Whether one agrees in whole or in part, the essence is this: Responsible academic freedom, unlike constitutionally protected free speech, is limited to the arena in which the faculty member has established intellectual and scholarly expertise. Ideas espoused by a faculty member on campus are accompanied by a moral, ethical and scholarly responsibility related to academic freedom. Off campus is different.

Galileo’s pronouncement of a heliocentric universe was uncomfortable for church leaders as it appeared to conflict with Holy Writ, specifically Joshua 10:12: “Sun, stand still over Gibeon, and you, moon, over the Valley of Aijalon.” Galileo reported what his scholarly work led him to conclude: The earth revolved around the sun, rather than the sun around the earth. There is a burden of scholarly responsibility when conscripting the protections of academic freedom on campus—a moral responsibility. Earned academic tenure protects freedom and responsibility: A powerful distinction based on “earned” rather than “granted” rights.

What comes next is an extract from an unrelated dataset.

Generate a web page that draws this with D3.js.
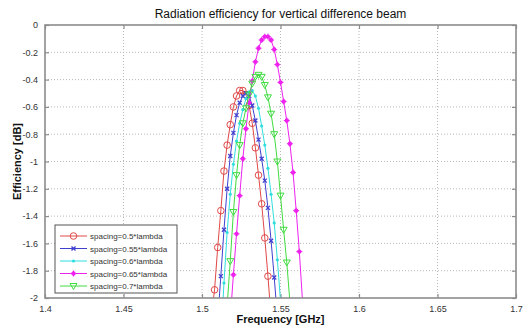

No such encumbrance exists in the exercise of free speech. Outside of the confines, or freedom of the classroom depending on perspective, and as stipulated by civic governance to regulate “time, place and manner,” any citizen is free for any expression.  However, on the campus both students and faculty carry the special burden of academic freedom. Off campus no burden of proof or scholarly expertise is required in exercising First Amendment provisions, but don’t shout “Fire!” in a crowded movie theater when there is none.

The two positions are confused to the detriment of both, diminishing both at the expense of each. Galileo’s predicament was real. For scholars on university campuses, there is an expectation that they speak from insights developed by applying scholarly and scientific principles. This is no such delimitation for free speech.

If you don’t believe me, watch the evening news or read the daily newspaper.

The pursuit of academic freedoms for faculty and students should be a deep principle, a core value from which WT operates, even with the accompanying challenges that seek scholarly clarity in the face of any dogmatic declaration in any direction.